Evocative food for thought:
We can now hold conversations and write stories alongside AI, but for creative knowledge work there's nothing quite like standing around a huge sheet of paper or whiteboard and sketching/brainstorming with another human by producing a trail of diagrams, words, and illustrations all tangled up in arrows and circles. How can we get closer to whiteboarding with an AI?
Evocative phrases for my work:
- Information wants to be connected
- Documents that think for themselves
- The world as one big document
Just ran some basic analytics on YC Vibe Check from my Nginx server logs using some oak pipe
and UNIX pipeline magic. The TL;DR from the first week —
- Around 650 unique users
- 3-4 searches per person on average (2100 total searches)
- Top 3 users did 120 searches
- Top 25 users did 450 searches
- Some notable popular companies include Stripe, Replit, Opensea, Substack
- The most popular topics people searched for, starting with the most popular:
- logistics
- crypto
- crm
- carbon capture
- browser
- supply chain
- manufacturing
- health
- note taking
- API
As AI systems get more and more capable (and comparatively less understandable), there will be more and more leverage placed on the interfaces through which humans work with these capabilities.
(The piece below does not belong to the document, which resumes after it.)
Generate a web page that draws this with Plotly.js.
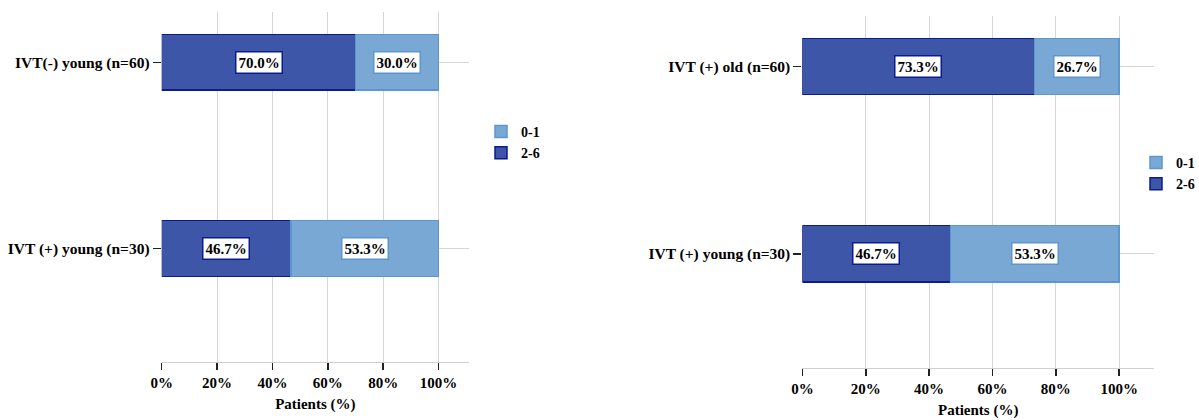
<!DOCTYPE html>
<html>
<head>
<meta charset="utf-8">
<script src="https://cdn.plot.ly/plotly-3.0.1.min.js"></script>
<style>html,body{margin:0;padding:0;background:#fff;}#chart{width:1199px;height:420px;}</style>
</head>
<body>
<div id="chart"></div>
<script>
// Left panel
const leftCategories = ["IVT (+) young (n=30)", "IVT(-) young (n=60)"];
const leftPoor = [46.7, 70.0];   // 2-6
const leftGood = [53.3, 30.0];   // 0-1
// Right panel
const rightCategories = ["IVT (+) young (n=30)", "IVT (+) old (n=60)"];
const rightPoor = [46.7, 73.3];  // 2-6
const rightGood = [53.3, 26.7];  // 0-1
const seriesNames = ["2-6", "0-1"];
const xTickVals = [0, 20, 40, 60, 80, 100];
const xTickText = ["0%", "20%", "40%", "60%", "80%", "100%"];
const xTitle = "Patients (%)";

const DARK = "#3e56a7", DARK_LINE = "#0b1d8c";
const LIGHT = "#79a8d5", LIGHT_LINE = "#5d95cd";
const FONT = "Liberation Serif";

function bars(cats, poor, good, xa, ya, leg) {
  return [
    {type: "bar", orientation: "h", name: seriesNames[0], y: cats, x: poor, xaxis: xa, yaxis: ya, legend: leg,
     marker: {color: DARK, line: {color: DARK_LINE, width: 1.5}}, hoverinfo: "skip"},
    {type: "bar", orientation: "h", name: seriesNames[1], y: cats, x: good, xaxis: xa, yaxis: ya, legend: leg,
     marker: {color: LIGHT, line: {color: LIGHT_LINE, width: 1.5}}, hoverinfo: "skip"}
  ];
}
function labels(cats, poor, good, xa, ya) {
  const out = [];
  cats.forEach((c, i) => {
    out.push({x: poor[i] / 2, y: c, xref: xa, yref: ya, text: poor[i].toFixed(1) + "%", showarrow: false,
      bgcolor: "#fff", bordercolor: DARK_LINE, borderwidth: 1.5, borderpad: 2,
      font: {family: FONT, size: 15, color: "#000", weight: "bold"}});
    out.push({x: poor[i] + good[i] / 2, y: c, xref: xa, yref: ya, text: good[i].toFixed(1) + "%", showarrow: false,
      bgcolor: "#fff", bordercolor: LIGHT_LINE, borderwidth: 1.5, borderpad: 2,
      font: {family: FONT, size: 15, color: "#000", weight: "bold"}});
  });
  return out;
}

const data = [].concat(
  bars(leftCategories, leftPoor, leftGood, "x", "y", "legend"),
  bars(rightCategories, rightPoor, rightGood, "x2", "y2", "legend2")
);

function xAxis(domain, anchor) {
  return {domain: domain, anchor: anchor, range: [0, 111], tickvals: xTickVals, ticktext: xTickText,
    showgrid: true, gridcolor: "#d6d6d6", gridwidth: 1, zeroline: false,
    showline: true, linecolor: "#d0d0d0", linewidth: 1,
    ticks: "outside", ticklen: 7, tickcolor: "#222", tickwidth: 1.5,
    tickfont: {family: FONT, size: 15, color: "#000", weight: "bold"},
    title: {text: xTitle, standoff: 8, font: {family: FONT, size: 15, color: "#000", weight: "bold"}},
    automargin: false, fixedrange: true};
}
function yAxis(domain, anchor, cats) {
  return {domain: domain, anchor: anchor, type: "category", categoryarray: cats, categoryorder: "array",
    range: [-0.61, 1.27], showgrid: true, gridcolor: "#d6d6d6", gridwidth: 1, zeroline: false, showline: false,
    ticks: "outside", ticklen: 8, tickcolor: "#222", tickwidth: 1.5,
    tickfont: {family: FONT, size: 15.5, color: "#000", weight: "bold"}, automargin: false, fixedrange: true};
}

const legendCommon = {traceorder: "reversed", bgcolor: "rgba(0,0,0,0)",
  font: {family: FONT, size: 14, color: "#000", weight: "bold"}, xanchor: "left", yanchor: "top",
  itemwidth: 30, tracegroupgap: 0};

const layout = {
  width: 1199, height: 420,
  margin: {l: 0, r: 0, t: 0, b: 0, autoexpand: false},
  paper_bgcolor: "#fff", plot_bgcolor: "#fff",
  barmode: "stack", bargap: 0.7,
  showlegend: true,
  xaxis: xAxis([161.7 / 1199, 469 / 1199], "y"),
  yaxis: yAxis([1 - 362 / 420, 1 - 12 / 420], "x", leftCategories),
  xaxis2: xAxis([802.4 / 1199, 1154 / 1199], "y2"),
  yaxis2: yAxis([1 - 368 / 420, 1 - 16 / 420], "x2", rightCategories),
  legend: Object.assign({}, legendCommon, {x: 481 / 1199, y: 1 - 116 / 420}),
  legend2: Object.assign({}, legendCommon, {x: 1136 / 1199, y: 1 - 147 / 420}),
  annotations: [].concat(
    labels(leftCategories, leftPoor, leftGood, "x", "y"),
    labels(rightCategories, rightPoor, rightGood, "x2", "y2")
  )
};

Plotly.newPlot("chart", data, layout, {staticPlot: true, displayModeBar: false});
</script>
</body>
</html>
It seems like a question at least as important to study deeply as the AGI question.
A mathematician without the interface of modern notation is powerless. A human without the right interfaces to superhuman intelligence will be no better. Interfaces and notations form the vocabulary humans and machines use to stay mutually aligned. Interface design, then, is an AI alignment problem.
Chat isn't it. Prompt engineering isn't it. Algorithmic feeds are definitely not it. The answer will be more multimodal and lean on a balance of human abilities in language and other senses.
At the base level, the fundamental question in this space is: what is the right representation for thought? For experience? For questions? What are the right boundary objects through which both AI systems and humans will be able to speak of the same ideas? What are their rules of physics in software interfaces?
What happens if we drag-to-select a thought? Can we pinch-to-zoom on questions? Double-click on answers? Can I drag-and-drop an idea between me and you? In the physical world, humans annotate their language by an elaborate organic dance of gestures, tone, pace, and glances. How, then, do we shrug at a computer or get excited at a chatbot? How might computers give us knowing glances about ideas it's stumbled upon in our work?
Natural language is the Schelling Point of intelligence. To try to bypass language (e.g. Neuralink) may be a misguided mission, because it overestimates the extent to which language is a communication channel, and underestimates the extent to which it's a world model.
Yet another Oak-based CLI lifts off! This time, it's something that's probably useful to more than just me. It's called Rush, and it helps run a single command on many files according to a template string.
For example, I can batch-rename many image files in a short and readable one-liner:
rush mv *.jpeg '{{name}}.jpg'
The pitfall of conversational UIs
A lot of tasks involve keeping track of state throughout, and conversations are terrible interfaces in which to keep track of state.
Tasks that involve keeping track of state:
- Travel planning (what you've seen, which places/bookings you made)
- Project management (what have I done? what's on my plate?)
- Researching a topic (why do people keep all those tabs open if not to keep state?)
- Decision making (what choices do I have? which is better how?)
- Following instructions (what have I done? did I miss a step? how much is left?)
- Editing [podcasts, videos, papers]
- Understanding a complex system, like reading a map
Tasks that don't involve state, and are good for CUIs:
- Querying specific trivia (weather, calendar events, adding todos)
- Fire-and-forget tasks (Send X a message, play music)
- AI as conversational partner (e.g. brainstorming, but then you'd need to "keep state" in another place like meeting notes)
If the user has to keep track of state in a conversation they have to hold state in their working memory (hard for no reason) or keep asking the interlocutor (what was step one again?).
So what's the solution? I think interactive/itemized workspaces. Instead of saying "book me a flight" and then doing the dozen back-and-forths to decide on all the details, just present all the choices to the user and have the user drag and drop the right flight onto their calendar. Much faster, more intuitive, and there's a clear, obvious visual analogue of what's happening.
Another solution may be documents you can talk to. Instead of holding a conversation with a bot, you and the bot collaborate together to write a document and build up a record of the salient points and ideas. Think GitHub Copilot for everything.
Just referenced a conversation I had with an AI in a real conversation with a human for the first time... feels like an uncanny inflection point?